Saturday, June 09, 2007

Robbing the cradle of civilization

By Libby

In March of 2001, the world watched in horror while the Taliban destroyed Afghanistan's ancient Bamiyan Buddhas. Far less attenion has been paid to the systematic destruction of Iraq's historical artifacts.

The devasting human toll of war rightly receives the bulk of the coverage but the wholesale looting of Mesopotamia is no less tragic and it started the day we arrived.
The tragic fate of the national museum in Baghdad in April 2003 was as if federal troops had invaded New York city, sacked the police and told the criminal community that the Metropolitan was at their disposal. The local tank commander was told specifically not to protect the museum for a full two weeks after the invasion. Even the Nazis protected the Louvre.

...When I visited the museum six months later, its then director, Donny George, proudly showed me the best he was making of a bad job. He was about to reopen, albeit with half his most important objects stolen. ...

...Today the picture is transformed. Donny George fled for his life last August after death threats. The national museum is not open but shut. Nor is it just shut. Its doors are bricked up, it is surrounded by concrete walls and its exhibits are sandbagged. Even the staff cannot get inside. There is no prospect of reopening.
But it's not just the looters who carelessly destroyed Iraq's priceless antiquities.
Meanwhile the courtyard of the 10th-century caravanserai of Khan al-Raba was used by the Americans for exploding captured insurgent weapons. One blast demolished the ancient roofs and felled many of the walls. The place is now a ruin.

The fabled city of Babylon suffered a similar fate. Coalition forces set up a base there shortly after the invasion, allegedly to protect the city. Instead, in what has become a hallmark of the occupation, it caused more harm than good.
According to a January 15, 2005 article in the UK’s Guardian and a British Museum report, Camp Babylon and operations ran out of Camp Babylon caused “widespread damage and severe contamination to the remains of the ancient city of Babylon.”

The report claims that heavy military vehicles crushed some archaeologically significant sites and vast amounts of sand and earth were removed from the site in order to fill sandbags. Also, because the city was home to a coalition military base it became the site of frequent insurgent attacks which caused further damage to the ancient site.

In September 2003 the base was passed to a Polish-led force, which held it until January 2005 when the site was handed over to the Iraqi culture ministry. In January 2005 Polish forces transferred control of Camp Babylon to the Iraqi Culture Ministry. Polish forces moved to a nearby area. Polish officials said that the moving out of Camp Babylon was as a result of security reasons and not because the base was allegedly damaging the ancient city.
The damage has nonetheless been done and the British Museum has documented the extent of the heartbreaking losses.
Outside the capital some 10,000 sites of incomparable importance to the history of western civilisation, barely 20% yet excavated, are being looted as systematically as was the museum in 2003.
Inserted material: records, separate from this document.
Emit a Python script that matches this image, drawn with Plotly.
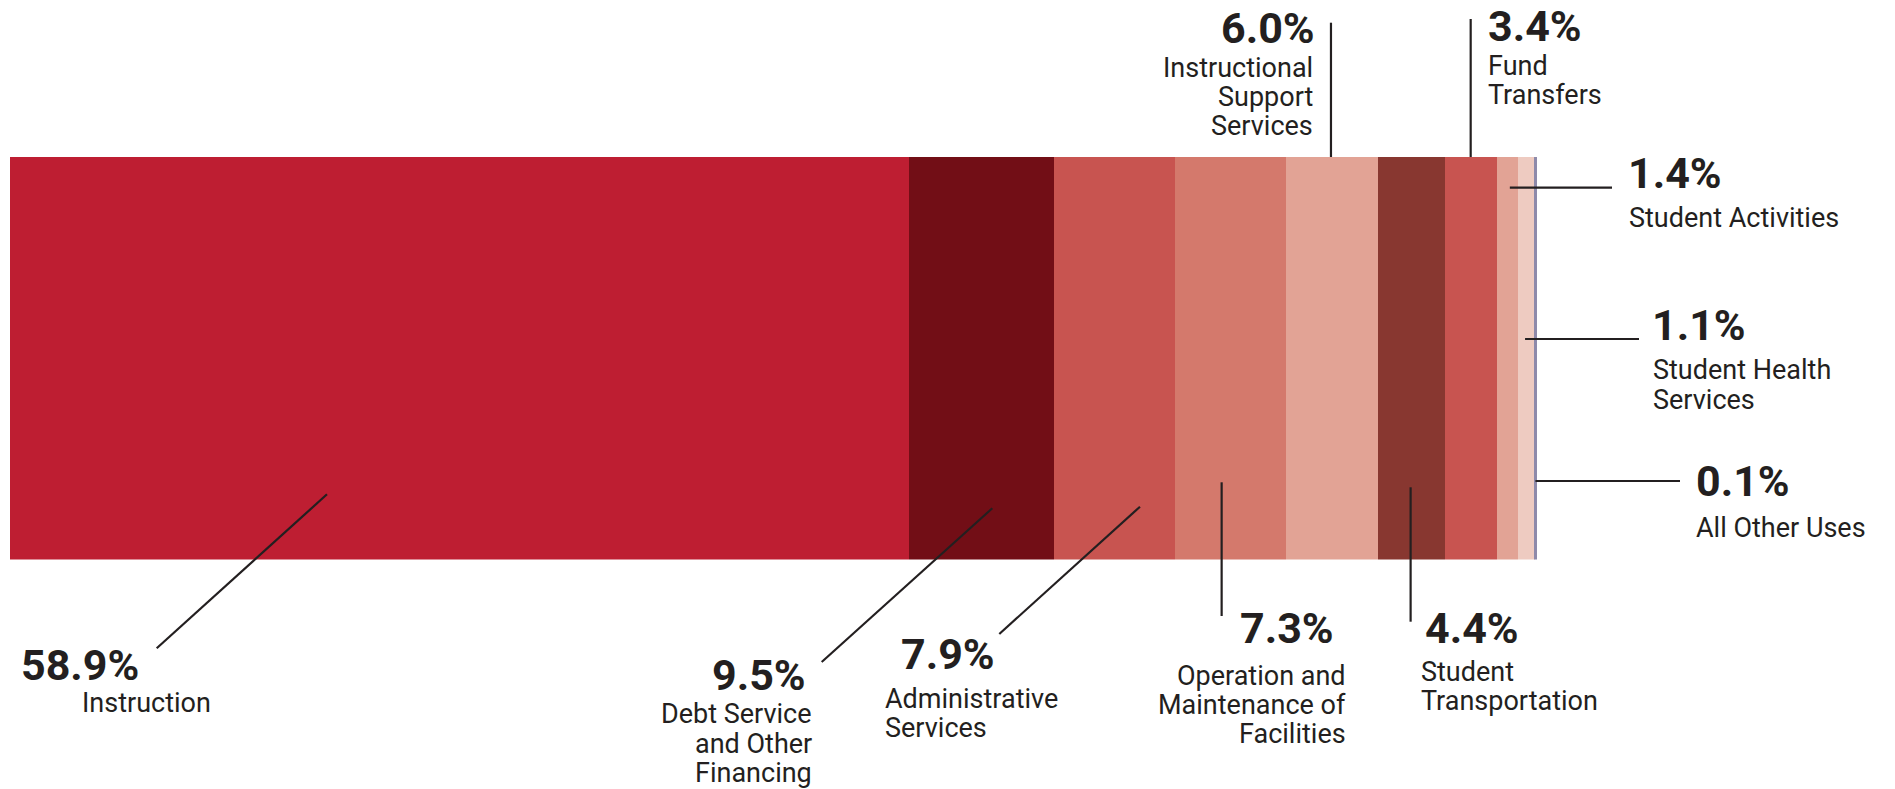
import plotly.graph_objects as go

# ---------------- data ----------------
categories = [
    "Instruction",
    "Debt Service and Other Financing",
    "Administrative Services",
    "Operation and Maintenance of Facilities",
    "Instructional Support Services",
    "Student Transportation",
    "Fund Transfers",
    "Student Activities",
    "Student Health Services",
    "All Other Uses",
]
values = [58.9, 9.5, 7.9, 7.3, 6.0, 4.4, 3.4, 1.4, 1.1, 0.1]
label_lines = [
    ["Instruction"],
    ["Debt Service", "and Other", "Financing"],
    ["Administrative", "Services"],
    ["Operation and", "Maintenance of", "Facilities"],
    ["Instructional", "Support", "Services"],
    ["Student", "Transportation"],
    ["Fund", "Transfers"],
    ["Student Activities"],
    ["Student Health", "Services"],
    ["All Other Uses"],
]
colors = ["#BE1E32", "#720E16", "#C85450", "#D4796C", "#E2A395",
          "#883730", "#C85450", "#E2A395", "#EECBC1", "#8E8AAA"]

# ---------------- layout / style ----------------
W, H = 1895, 789
X0_PX, PX_PER_UNIT = 9.5, 15.27          # where 0 % sits and px per %
XRANGE = [-X0_PX / PX_PER_UNIT, (W - X0_PX) / PX_PER_UNIT]
BAR_TOP, BAR_BOTTOM = 157, 559.5
INK = "#231F20"
FONT = "Roboto"
PCT_SIZE, LBL_SIZE, PITCH = 43, 27, 29.2

# leader anchor (fraction of segment, y px), leader outer end (x px or None = vertical, y px),
# percentage text (x, centre y, anchor), label text (x, first-line centre y, anchor)
spec = [
    dict(f=0.353, ay=494.3, ex=156.7, ey=648.3, px=20, py=665.3, pa="left", lx=80.5, ly=702.8, la="left"),
    dict(f=0.575, ay=508.3, ex=821.7, ey=662.0, px=806.5, py=674.5, pa="right", lx=812.5, ly=714.3, la="right"),
    dict(f=0.713, ay=506.7, ex=999.3, ey=634.0, px=900, py=653.8, pa="left", lx=884, ly=698.7, la="left"),
    dict(f=0.422, ay=482.3, ex=None, ey=616.0, px=1238.5, py=628.3, pa="left", lx=1347, ly=675.5, la="right"),
    dict(f=0.490, ay=BAR_TOP, ex=None, ey=22.7, px=1316, py=28.0, pa="right", lx=1313.5, ly=67.5, la="right"),
    dict(f=0.490, ay=487.3, ex=None, ey=621.7, px=1423.5, py=628.3, pa="left", lx=1419.5, ly=672.0, la="left"),
    dict(f=0.497, ay=BAR_TOP, ex=None, ey=19.0, px=1486.5, py=26.0, pa="left", lx=1487, ly=65.5, la="left"),
    dict(f=0.610, ay=187.7, ex=1612, ey=187.7, px=1626.5, py=172.5, pa="left", lx=1628, ly=218.0, la="left"),
    dict(f=0.410, ay=339.0, ex=1639, ey=339.0, px=1650.5, py=324.5, pa="left", lx=1652, ly=370.5, la="left"),
    dict(f=0.300, ay=481.0, ex=1680, ey=481.0, px=1694.5, py=481.0, pa="left", lx=1695, ly=527.5, la="left"),
]


def px_to_x(p):
    return (p - X0_PX) / PX_PER_UNIT


def py_to_paper(p):
    return 1 - p / H


fig = go.Figure()
for cat, val, col in zip(categories, values, colors):
    fig.add_trace(go.Bar(
        x=[val], y=["Uses"], orientation="h", name=cat,
        marker=dict(color=col, line=dict(width=0)), width=1,
        hoverinfo="name+x",
    ))

shapes, annotations = [], []
start = 0.0
for val, lines, s in zip(values, label_lines, spec):
    ax = start + s["f"] * val
    ex = ax if s["ex"] is None else px_to_x(s["ex"])
    shapes.append(dict(type="line", xref="x", yref="paper",
                       x0=ax, y0=py_to_paper(s["ay"]), x1=ex, y1=py_to_paper(s["ey"]),
                       line=dict(color=INK, width=2.2)))
    annotations.append(dict(
        text=f"{val:.1f}%", xref="paper", yref="paper",
        x=s["px"] / W, y=py_to_paper(s["py"]), xanchor=s["pa"], yanchor="middle",
        showarrow=False, borderpad=0,
        font=dict(family=FONT, size=PCT_SIZE, color=INK, weight=700)))
    for i, line in enumerate(lines):
        annotations.append(dict(
            text=line, xref="paper", yref="paper",
            x=s["lx"] / W, y=py_to_paper(s["ly"] + i * PITCH),
            xanchor=s["la"], yanchor="middle", align=s["la"],
            showarrow=False, borderpad=0,
            font=dict(family=FONT, size=LBL_SIZE, color=INK)))
    start += val

fig.update_layout(
    width=W, height=H, autosize=False,
    margin=dict(l=0, r=0, t=0, b=0),
    paper_bgcolor="white", plot_bgcolor="white",
    barmode="stack", bargap=0, showlegend=False,
    xaxis=dict(range=XRANGE, visible=False, fixedrange=True),
    yaxis=dict(domain=[py_to_paper(BAR_BOTTOM), py_to_paper(BAR_TOP)],
               range=[-0.5, 0.5], visible=False, fixedrange=True),
    shapes=shapes, annotations=annotations,
)

fig.write_html("out.html", config={"displayModeBar": False},
               post_script="document.body.style.margin='0';document.body.style.overflow='hidden';")
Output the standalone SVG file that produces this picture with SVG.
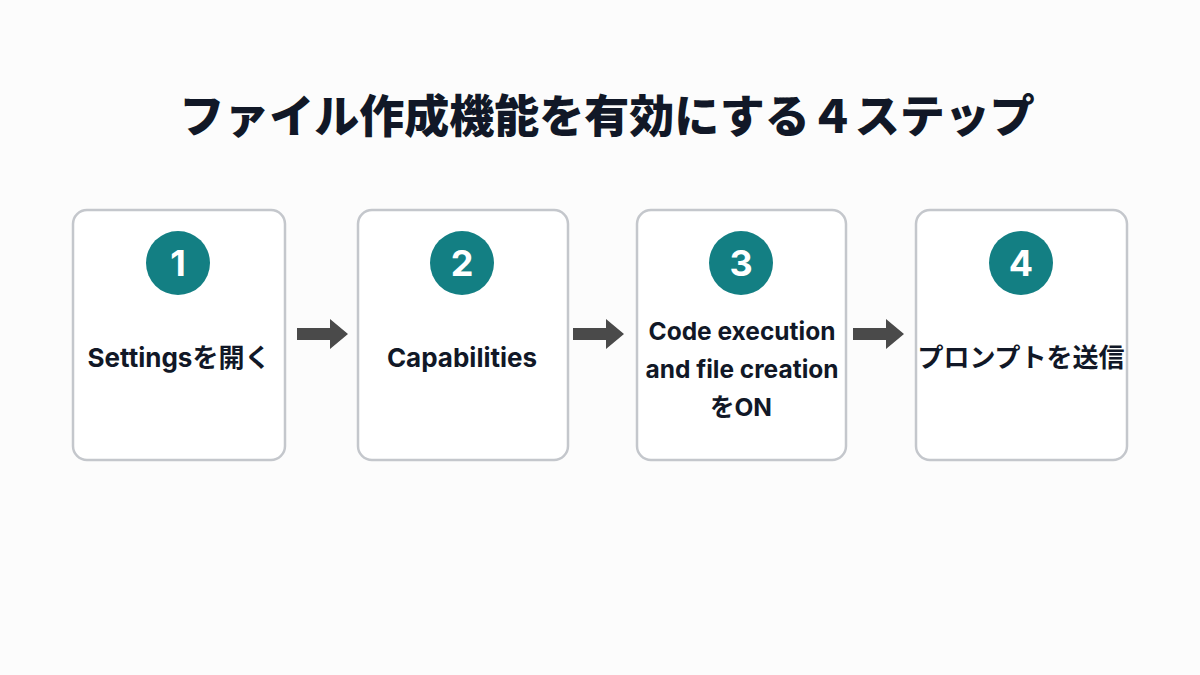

Meanwhile our troops are dying daily, essentially to protect oil pipelines.

This is Bush's legacy. He destroys the past and robs future generations of the lessons of history. In seeking to rewrite his own history as a glorious war president, he erases thousands of years worth of answers to present day questions, without a thought. I don't see how that is any less egregious than what the Taliban did to the Buddhas.